Moradora de São Gonçalo, Aimee Oliveira estudou moda na Barra da Tijuca. Durante as horas de deslocamento de ônibus, observava a cidade pela janela e deixava a imaginação voar em meio ao trânsito. A partir daí, suas histórias, voltadas ao público adolescente, começaram a nascer. Em “Recalculando a rota” (Plataforma 21), ela apresenta um bairro fictício que chamou de “Subúrbio do Subúrbio”. Em um diálogo do livro fica fácil identificar a realidade de muitos bairros “periféricos” da cidade: “Um carro de aplicativo? Vir aqui no Subúrbio do Subúrbio te buscar?
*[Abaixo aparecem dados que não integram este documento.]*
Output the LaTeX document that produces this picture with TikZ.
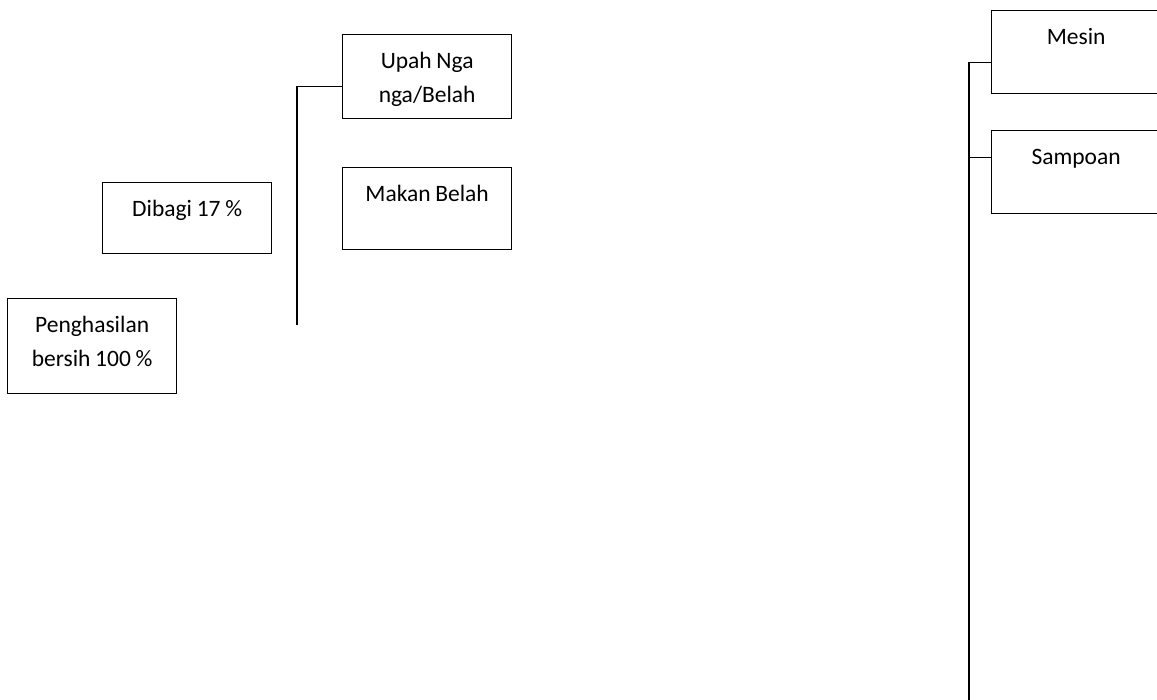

No meio do horário do rush? Essa é boa! Vou ficar aqui esperando até que você desista”, diz uma personagem. Aimee é uma das convidadas da Bienal do Livro, que acontece no Rio de 13 a 22 de junho.
— Será o principal evento do calendário cultural da cidade este ano, em que ostentamos o título de Capital Mundial do Livro. A Aimee Oliveira é uma autora de romances contemporâneos que retratam o cotidiano da juventude carioca com leveza, humor e afeto. Suas histórias trazem representatividade e mostram um Rio jovem, vibrante e cheio de camadas — diz Tatiana Zaccaro, diretora da GL Events Exhibitions, responsável pela organização da Bienal, em parceria com o Sindicato Nacional dos Editores.
Da Grécia antiga a Ipanema
A mudança dos eixos territorial e temático pode ser encarada como uma característica marcante da literatura carioca deste século. Mas o Rio, sempre inspirador, vai além: no premiado “Penélope nos trópicos” (Silvestre), Luciana Hidalgo transporta a clássica personagem da “Odisseia” da Grécia Antiga para a cidade, mesmo sem citá-la diretamente.
— O livro começa e termina na Praia de Ipanema. O Rio é a grande cidade que faz Penélope se movimentar, viver, mas em nenhum momento do romance eu digo que se trata do Rio de Janeiro. Fiz de propósito. Acho que, daqui a cem anos, uma pessoa que vier a ler o livro será capaz de compreender o que vivemos hoje no Brasil — prevê a autora.